Locke criticised Astell's views on natural law and the right of resistance in his First Treatise, published in 1690. Astell maintains that while Locke considers self-preservation to be a fundamental right, it only involves preserving the immortal soul. Therefore, humans are only entitled to act in ways that will ensure the safety of their souls from judgment, in accordance with natural law.

== List of works ==

- A Serious Proposal to the Ladies for the Advancement of their True and Greatest Interest. By a Lover of Her Sex. 1694, 1695, 1696 1697 (two printings), 1701, 1703
- Some Reflections Upon Marriage, Occasioned by the Duke and Dutchess of Mazarine's Case; Which is Also Considered. London: Printed for John Nutt, near Stationers-Hall, 1700 1700, Also: 1703, 1706, 1730 (two editions)
- A Fair Way with Dissenters and their Patrons. Not writ by Mr. L – - – - – y, or any other Furious Jacobite, whether Clergyman or Layman; but by a very Moderate Person and Dutiful Subject to the Queen. 1704
- An Impartial Enquiry into the Causes of Rebellion and Civil War in this Kingdom: In an examination of Dr. Kennett’s sermon, 31 Jan. 1703/4. And Vindication of the Royal Martyr. 1704
- The Character of the Wisest Men. Re-printed and published by the Author’s Friends. 1704
- Moderation Truly Stated: or, a review of a late pamphlet, entitul’d Moderation a virtue, or the occasional conformist justify’d from the imputation of hypocricy. Wherein this justification is further consider’d, …. 1704
- Letters concerning the love of God, between the author of the proposal to the ladies and Mr. John Norris: Wherein his late Discourse, shewing, That it ought to be intire and exclusive of all other Loves, is further Cleared and Justified. Published by J. Noris, M. A. Rector of Bemerton near Sarum. The second edition, corrected by the authors, with some few things added. 1705, 1730
- Reflections upon marriage. The third edition. To which is added a preface, in answer to some objections. 1706
- The Christian religion, as profess’d by a daughter of the Church of England. 1705, 1717, 1730
- Bart’lemy Fair: or an enquiry after with: in which due respect is had to a letter concerning enthusiasm, to my Lord ***. By Mr. Wotton. 1709
- An enquiry after wit: wherein the trifling arguing and impious raillery of the late Earl of Shaftesbury, in his Letter concerning enthusiasm, and other profane writers, are fully answer’d and justly exposed. 1722
- (Attributed) An essay in defence of the female sex. : In which are inserted the characters of a pedant, a squire, a beau, a vertuoso, a poetaster, a city-critick, &c. in a letter to a lady. 1696 (two editions), 1697
- (Attributed) Six familiar essays upon marriage, death, crosses in love, sickness and friendship. 1696

==Legacy==
Astell's ideas about women in education laid the foundation for later feminist movements, as they challenged social norms and paved the way for improved educational opportunities for women. Her work continues to inspire contemporary debates on gender equality and the importance of education in women's empowerment. Mary Astell's groundbreaking reflections on women's education continue to be a testament to her enduring legacy as a feminist philosopher and advocate for women's rights.

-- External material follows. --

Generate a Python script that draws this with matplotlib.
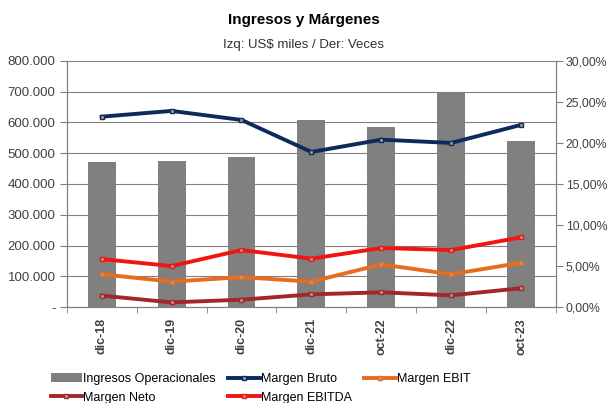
import numpy as np
import matplotlib.pyplot as plt
from matplotlib.ticker import FuncFormatter

plt.rcParams['font.family'] = ['Liberation Sans', 'DejaVu Sans']

periodos = ['dic-18', 'dic-19', 'dic-20', 'dic-21', 'oct-22', 'dic-22', 'oct-23']
ingresos = [471000, 475000, 488000, 608000, 586000, 699000, 538000]
margen_bruto = [23.2, 23.9, 22.8, 18.9, 20.4, 20.0, 22.2]
margen_ebit = [4.0, 3.1, 3.65, 3.1, 5.2, 4.0, 5.4]
margen_neto = [1.4, 0.57, 0.9, 1.55, 1.8, 1.43, 2.3]
margen_ebitda = [5.85, 5.0, 6.95, 5.9, 7.2, 6.95, 8.5]

x = np.arange(len(periodos))

fig = plt.figure(figsize=(6.07, 4.03), dpi=100)
ax = fig.add_axes([0.110, 0.238, 0.806, 0.611])
ax2 = ax.twinx()

# barras
ax.bar(x, ingresos, width=0.4, color='#808080', zorder=2, label='Ingresos Operacionales')
ax.set_ylim(0, 800000)
ax.set_xlim(-0.5, len(periodos) - 0.5)
ax.set_yticks(np.arange(0, 800001, 100000))
ax.yaxis.set_major_formatter(FuncFormatter(
    lambda v, p: '-' if v == 0 else f'{int(v):,}'.replace(',', '.')))
ax.grid(axis='y', color='#808080', linewidth=0.8, zorder=0)
ax.set_axisbelow(True)

# lineas
mk = dict(marker='s', markersize=3, markerfacecolor='#B0A090', linewidth=2.8)
l1, = ax2.plot(x, margen_bruto, color='#0E2A5C', markeredgecolor='#0E2A5C', label='Margen Bruto', **mk)
l2, = ax2.plot(x, margen_ebit, color='#E66C1F', markeredgecolor='#E66C1F', label='Margen EBIT', **mk)
l3, = ax2.plot(x, margen_neto, color='#A3262A', markeredgecolor='#A3262A', label='Margen Neto', **mk)
l4, = ax2.plot(x, margen_ebitda, color='#F01515', markeredgecolor='#F01515', label='Margen EBITDA', **mk)
ax2.set_ylim(0, 30)
ax2.set_yticks(np.arange(0, 31, 5))
ax2.yaxis.set_major_formatter(FuncFormatter(lambda v, p: f'{v:.2f}%'.replace('.', ',')))

# ejes
ax.set_xticks(x)
ax.set_xticklabels(periodos, rotation=90, fontsize=9, fontweight='bold', color='#404040')
ax.set_xticks(np.arange(-0.5, len(periodos)), minor=True)
ax.tick_params(axis='x', which='major', length=0, pad=8)
ax.tick_params(axis='x', which='minor', length=4, color='#808080')
ax.tick_params(axis='y', length=5, color='#808080', labelsize=9.5, labelcolor='#404040', pad=3)
ax2.tick_params(axis='y', length=5, color='#808080', labelsize=8.8, labelcolor='#404040', pad=2)
for a in (ax, ax2):
    for s in a.spines.values():
        s.set_color('#808080')
    a.spines['top'].set_visible(False)

fig.text(0.5, 0.950, 'Ingresos y Márgenes', ha='center', va='center', fontsize=11, fontweight='bold')
fig.text(0.5, 0.888, 'Izq: US$ miles / Der: Veces', ha='center', va='center', fontsize=9.5, color='#303030')

handles = [ax.containers[0], l1, l2, l3, l4]
labels = ['Ingresos Operacionales', 'Margen Bruto', 'Margen EBIT', 'Margen Neto', 'Margen EBITDA']
order = [0, 3, 1, 4, 2]
fig.legend([handles[i] for i in order], [labels[i] for i in order], ncol=3,
           loc='lower left', bbox_to_anchor=(0.065, -0.03), frameon=False, fontsize=9,
           handlelength=2.5, handletextpad=0.1, columnspacing=1.0, labelspacing=0.55)

fig.savefig('out.png', dpi=100)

Astell had a significant personal library that was an unusual example of a late seventeenth- and early eighteenth-century book collection owned by a woman who was a published author. Her books bear the inscription of her name on the title page and her many annotations in her books. In 2021 a collection of 47 of Astell's books and pamphlets, many of which have her annotations, were identified in the Old Library at Magdalene College, Cambridge by Catherine Sutherland, the deputy librarian. These marginalia reveal, for the first time, the degree to which she was involved with the natural philosophy literature and discourse of her time. Other holdings are at the British Library and the Northamptonshire Record Office.

The Mary Astell Academy (formerly Linhope PRU) in Linhope Road, Newcastle upon Tyne, is named after her. In Germany, there is a street dedicated to her, Mary-Astell-Straße, in Bremen.